**Exercise task**
Write the lines out again, from the top of the material to the line containing "radius=99, y radius=103];", pictures excluded.

**Material supplied**
++++

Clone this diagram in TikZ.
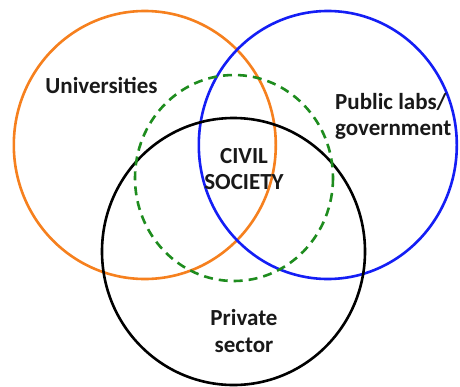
\documentclass[tikz,border=0pt]{standalone}
\usepackage{fontspec}
\setmainfont{Carlito}
\begin{document}
\begin{tikzpicture}[x=1pt,y=-1pt,
  ring/.style={line width=2.6pt},
  label/.style={font=\bfseries\fontsize{23}{26.5}\selectfont, inner sep=0pt, text=black!90}]
\definecolor{uniorange}{RGB}{246,128,30}
\definecolor{labblue}{RGB}{20,30,245}
\definecolor{civgreen}{RGB}{30,140,30}
\useasboundingbox (0,0) rectangle (460,386);
\fill[white] (0,0) rectangle (460,386);

% the four sectors
\draw[ring, uniorange] (144.8,145) ellipse [x radius=131, y radius=134];
\draw[ring, labblue]   (327.8,145) ellipse [x radius=129, y radius=134];
\draw[ring, black]     (233.5,251.5) ellipse [x radius=131.5, y radius=133.5];
\draw[ring, civgreen, dash pattern=on 9pt off 6pt] (234,178) ellipse [x radius=99, y radius=103];

% labels
\node[label, anchor=base] (uni) at (101.5,93) {Universities};
\node[label, anchor=west, align=left] (pub) at (335,116.5) {Public labs/\\government};
\node[label, align=center] (civ) at (244,169) {CIVIL\\SOCIETY};
\node[label, align=center] (priv) at (244,331) {Private\\sector};
\end{tikzpicture}
\end{document}
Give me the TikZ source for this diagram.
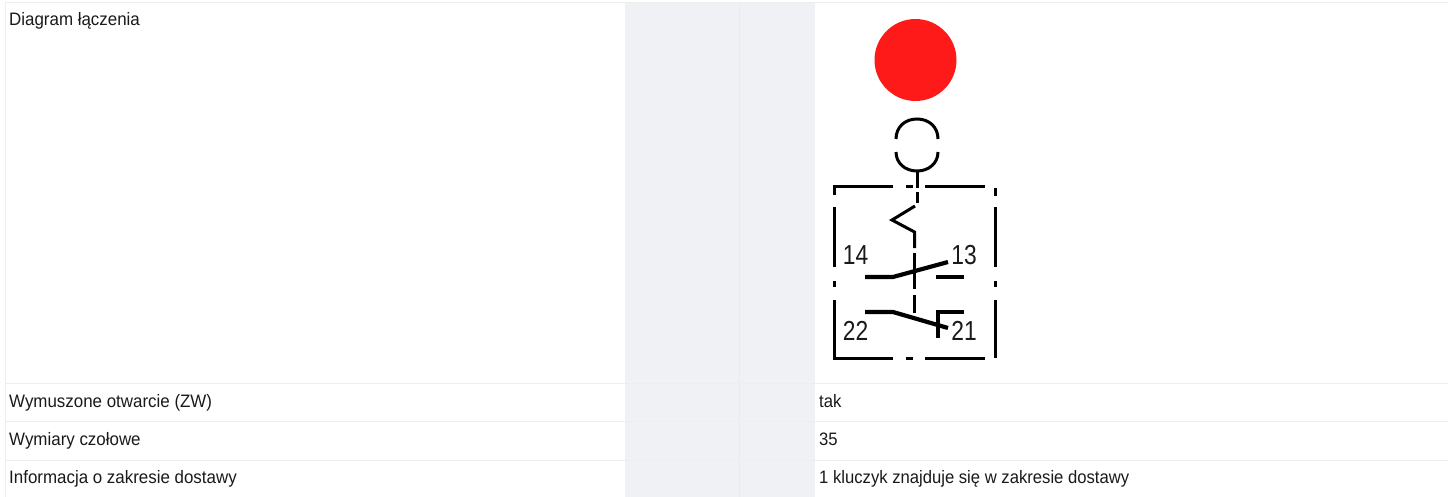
\documentclass[tikz,border=0pt]{standalone}
\usepackage{fontspec}
\setmainfont[FakeStretch=0.88]{Liberation Sans}
\newfontfamily\leftcol[FakeStretch=0.94]{Liberation Sans}
\newfontfamily\rightcol[FakeStretch=0.925]{Liberation Sans}
\newfontfamily\pincol[FakeStretch=0.83]{Liberation Sans}
\definecolor{rowline}{HTML}{EEEEEE}
\definecolor{band}{HTML}{EFF1F5}
\definecolor{bandline}{HTML}{E9EBEF}
\definecolor{lamp}{HTML}{FF1A1A}
\definecolor{ink}{HTML}{1A1A1A}
\tikzset{
  cell/.style={anchor=base west,inner sep=0pt,text=ink},
  lcell/.style={cell,font=\leftcol\fontsize{18}{20}\selectfont},
  rcell/.style={cell,font=\rightcol\fontsize{18}{20}\selectfont},
  pin/.style={anchor=center,inner sep=0pt,text=ink,font=\pincol\fontsize{27.5}{29}\selectfont},
  rule/.style={draw=rowline,line width=1pt},
  sym/.style={draw=black,line width=3pt},
  contact/.style={draw=black,line width=4.2pt},
}
\begin{document}
\begin{tikzpicture}[x=1pt,y=-1pt]
\useasboundingbox (0,0) rectangle (1448,497);
\fill[white] (0,0) rectangle (1448,497);
\fill[band] (625,3) rectangle (815,497);
\draw[bandline,line width=0.8pt] (739,3) -- (739,497);
\draw[rule] (5,2.5) -- (1448,2.5);
\draw[rule] (5,2.5) -- (5,497);
\draw[rule] (5,383.5) -- (1448,383.5);
\draw[rule] (5,421.5) -- (1448,421.5);
\draw[rule] (5,460.5) -- (1448,460.5);
\node[lcell] (l1) at (9,26) {Diagram łączenia};
\node[lcell] (l2) at (9,407) {Wymuszone otwarcie (ZW)};
\node[lcell] (l3) at (9,445.5) {Wymiary czołowe};
\node[lcell] (l4) at (9,483.5) {Informacja o zakresie dostawy};
\node[rcell] (v2) at (819,407) {tak};
\node[rcell] (v3) at (819,445.5) {35};
\node[rcell] (v4) at (819,483.5) {1 kluczyk znajduje się w zakresie dostawy};
% lamp
\fill[lamp] (915.5,60) circle[radius=41];
% head
\draw[sym] (896,139) .. controls (896,127) and (905,119) .. (917,119) .. controls (929,119) and (938,127) .. (938,139);
\draw[sym] (896,152) .. controls (896,163) and (905,171) .. (917,171) .. controls (929,171) and (938,163) .. (938,152);
% stem
\draw[sym] (917,171) -- (917,188);
\draw[sym] (917,192) -- (917,203);
\draw[sym,line join=miter] (915,206) -- (892,220) -- (914.5,232) -- (914.5,248);
\draw[sym] (914.5,253) -- (914.5,289);
\draw[sym] (914.5,295) -- (914.5,313);
% housing
\draw[sym] (834,195) -- (834,187) -- (893,187);
\draw[sym] (906,187) -- (913,187);
\draw[sym] (925,187) -- (985,187);
\draw[sym] (995,188) -- (995,196);
\draw[sym] (995,207) -- (995,267);
\draw[sym] (995,281) -- (995,287);
\draw[sym] (995,300) -- (995,358);
\draw[sym] (834,207) -- (834,267);
\draw[sym] (834,281) -- (834,287);
\draw[sym] (834,300) -- (834,358) -- (893,358);
\draw[sym] (906,358) -- (913,358);
\draw[sym] (925,358) -- (985,358);
% contacts
\draw[contact] (865,277) -- (893,277) -- (948,262);
\draw[contact] (936,277) -- (964,277);
\draw[contact] (865,312) -- (893,312) -- (948,328);
\draw[contact] (964,312) -- (938,312) -- (938,338);
% terminals
\node[pin] (t14) at (855.5,255) {14};
\node[pin] (t13) at (964,255) {13};
\node[pin] (t22) at (855.5,331) {22};
\node[pin] (t21) at (964,331) {21};
\end{tikzpicture}
\end{document}
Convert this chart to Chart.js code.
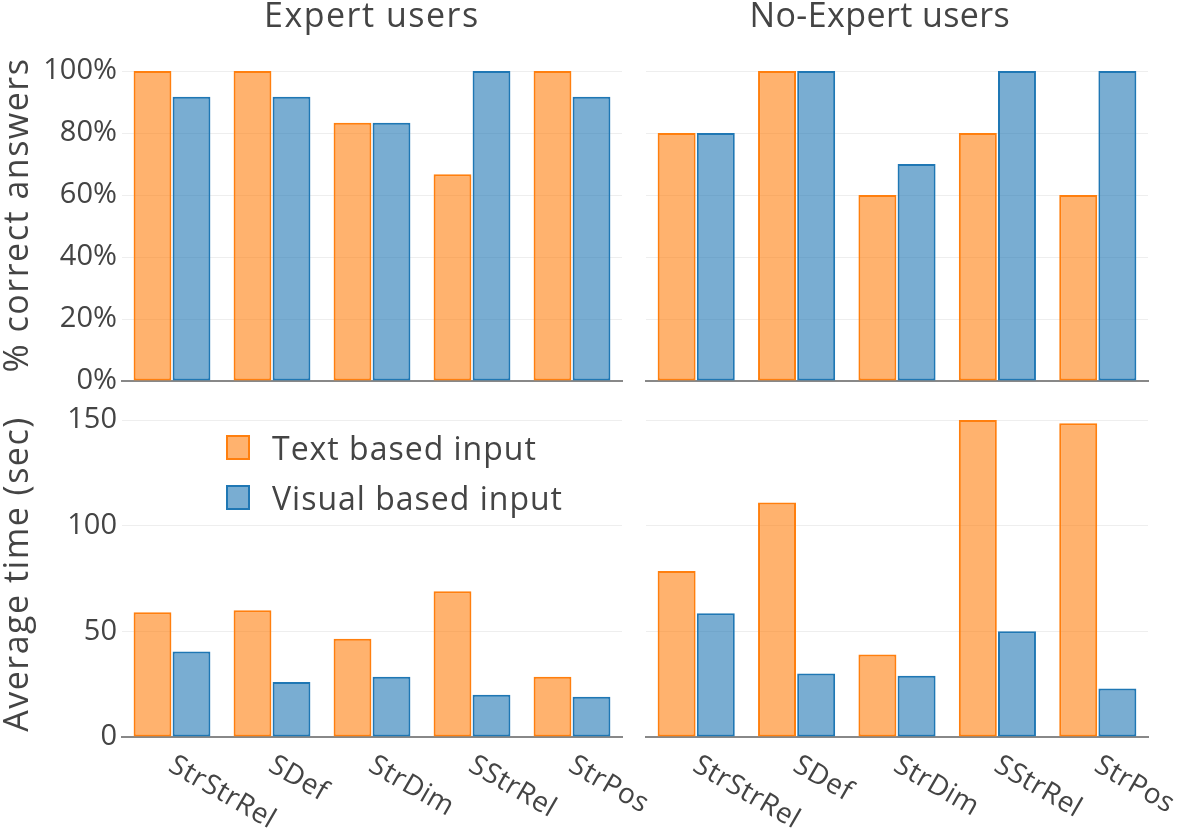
<!DOCTYPE html>
<html>
<head>
<meta charset="utf-8">
<script src="https://cdn.jsdelivr.net/npm/chart.js@4"></script>
<style>
  html, body { margin: 0; padding: 0; background: #fff; }
  #page { position: relative; width: 1180px; height: 830px; overflow: hidden;
          font-family: 'Open Sans', sans-serif; color: #444; }
  #page canvas { position: absolute; left: 0; top: 0; }
  .txt { position: absolute; white-space: nowrap; line-height: 34px; font-size: 34px; letter-spacing: 1.5px; }
  .ytitle { transform: translate(-50%, -50%) rotate(-90deg); }
  .leg { position: absolute; white-space: nowrap; font-size: 32px; line-height: 32px; letter-spacing: 1px; }
  .sw { position: absolute; width: 20px; height: 21px; border: 2px solid; }
</style>
</head>
<body>
<div id="page">
  <canvas id="tl" width="1180" height="830"></canvas>
  <canvas id="tr" width="1180" height="830"></canvas>
  <canvas id="bl" width="1180" height="830"></canvas>
  <canvas id="br" width="1180" height="830"></canvas>
  <div class="txt" id="t1" style="top:-3px;"></div>
  <div class="txt" id="t2" style="top:-3px; letter-spacing:0.4px;"></div>
  <div class="txt ytitle" style="left:15px; top:215px;">% correct answers</div>
  <div class="txt ytitle" style="left:15px; top:574px;">Average time (sec)</div>
  <div id="legend"></div>
</div>
<script>
const categories = ['StrStrRel', 'SDef', 'StrDim', 'SStrRel', 'StrPos'];
const seriesNames = ['Text based input', 'Visual based input'];
const columnTitles = ['Expert users', 'No-Expert users'];

// % correct answers
const expertCorrectText = [100, 100, 83.3, 66.7, 100];
const expertCorrectVisual = [91.7, 91.7, 83.3, 100, 91.7];
const noExpertCorrectText = [80, 100, 60, 80, 60];
const noExpertCorrectVisual = [80, 100, 70, 100, 100];

// average time (sec)
const expertTimeText = [59, 60, 46.5, 69, 28.5];
const expertTimeVisual = [40.5, 26, 28.5, 20, 19];
const noExpertTimeText = [78.5, 111, 39, 150, 148.5];
const noExpertTimeVisual = [58.5, 30, 29, 50, 23];

const correctTicks = [0, 20, 40, 60, 80, 100];
const timeTicks = [0, 50, 100, 150];

const fills = ['rgba(255,127,14,0.6)', 'rgba(31,119,180,0.6)'];
const lines = ['#ff7f0e', '#1f77b4'];
const FONT = "'Open Sans', sans-serif";

// titles + legend
const t1 = document.getElementById('t1');
t1.textContent = columnTitles[0];
const t2 = document.getElementById('t2');
t2.textContent = columnTitles[1];

const legend = document.getElementById('legend');
seriesNames.forEach((name, i) => {
  const sw = document.createElement('div');
  sw.className = 'sw';
  sw.style.left = '226px';
  sw.style.top = (435 + i * 50) + 'px';
  sw.style.background = fills[i];
  sw.style.borderColor = lines[i];
  legend.appendChild(sw);
  const tx = document.createElement('div');
  tx.className = 'leg';
  tx.style.left = '272px';
  tx.style.top = (432 + i * 50) + 'px';
  tx.textContent = name;
  legend.appendChild(tx);
});

// rotated category labels, plotly style (text runs down-right from the tick)
const slantLabels = {
  id: 'slantLabels',
  afterDraw(chart, args, opts) {
    if (!opts.show) return;
    const x = chart.scales.x;
    const ctx = chart.ctx;
    ctx.save();
    ctx.font = '28px ' + FONT;
    ctx.letterSpacing = '0.5px';
    ctx.fillStyle = '#444';
    ctx.textAlign = 'left';
    ctx.textBaseline = 'alphabetic';
    categories.forEach((c, i) => {
      const px = x.getPixelForValue(i);
      ctx.save();
      ctx.translate(px - 5, chart.chartArea.bottom + 33);
      ctx.rotate(Math.PI / 6);
      ctx.fillText(c, 0, 0);
      ctx.restore();
    });
    ctx.restore();
  }
};

function makeChart(id, area, textVals, visualVals, ticks, max, showY, showX, pct) {
  const yw = showY ? 110 : 0;
  new Chart(document.getElementById(id), {
    type: 'bar',
    data: {
      labels: categories,
      datasets: [textVals, visualVals].map((vals, i) => ({
        label: seriesNames[i],
        data: vals,
        backgroundColor: fills[i],
        borderColor: lines[i],
        borderWidth: 2,
        borderSkipped: false,
        categoryPercentage: 0.78,
        barPercentage: 0.97,
        clip: false
      }))
    },
    plugins: [slantLabels],
    options: {
      responsive: false,
      animation: false,
      events: [],
      layout: {
        padding: { left: area[0] - yw, right: 1180 - area[1], top: area[2], bottom: 830 - area[3] }
      },
      plugins: {
        legend: { display: false },
        tooltip: { enabled: false },
        slantLabels: { show: showX }
      },
      scales: {
        x: {
          grid: { display: false },
          border: { display: true, color: '#888', width: 2 },
          ticks: { display: false },
          afterFit(s) { s.height = 0; }
        },
        y: {
          min: 0,
          max: max,
          afterBuildTicks(s) { s.ticks = ticks.map(v => ({ value: v })); },
          grid: { color: ctx => ctx.tick && ctx.tick.value === 0 ? 'rgba(0,0,0,0)' : '#eee', drawTicks: false },
          border: { display: false },
          ticks: {
            display: showY,
            padding: 5,
            color: '#444',
            font: { family: FONT, size: 29 },
            callback: v => pct ? v + '%' : v
          },
          afterFit(s) { s.width = yw; }
        }
      }
    }
  });
}

const L = [122, 622], R = [646, 1148];
const TOP = [71, 381], BOT = [420, 737];

makeChart('tl', [L[0], L[1], TOP[0], TOP[1]], expertCorrectText, expertCorrectVisual, correctTicks, 100, true, false, true);
makeChart('tr', [R[0], R[1], TOP[0], TOP[1]], noExpertCorrectText, noExpertCorrectVisual, correctTicks, 100, false, false, true);
makeChart('bl', [L[0], L[1], BOT[0], BOT[1]], expertTimeText, expertTimeVisual, timeTicks, 150, true, true, false);
makeChart('br', [R[0], R[1], BOT[0], BOT[1]], noExpertTimeText, noExpertTimeVisual, timeTicks, 150, false, true, false);

// column titles, centred where the reference puts them
t1.style.left = (372 - t1.offsetWidth / 2) + 'px';
t2.style.left = (880 - t2.offsetWidth / 2) + 'px';
</script>
</body>
</html>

++++

**Output of the task**
Clone this diagram in TikZ.
\documentclass[tikz,border=0pt]{standalone}
\usepackage{fontspec}
\setmainfont{Carlito}
\begin{document}
\begin{tikzpicture}[x=1pt,y=-1pt,
  ring/.style={line width=2.6pt},
  label/.style={font=\bfseries\fontsize{23}{26.5}\selectfont, inner sep=0pt, text=black!90}]
\definecolor{uniorange}{RGB}{246,128,30}
\definecolor{labblue}{RGB}{20,30,245}
\definecolor{civgreen}{RGB}{30,140,30}
\useasboundingbox (0,0) rectangle (460,386);
\fill[white] (0,0) rectangle (460,386);

% the four sectors
\draw[ring, uniorange] (144.8,145) ellipse [x radius=131, y radius=134];
\draw[ring, labblue]   (327.8,145) ellipse [x radius=129, y radius=134];
\draw[ring, black]     (233.5,251.5) ellipse [x radius=131.5, y radius=133.5];
\draw[ring, civgreen, dash pattern=on 9pt off 6pt] (234,178) ellipse [x radius=99, y radius=103];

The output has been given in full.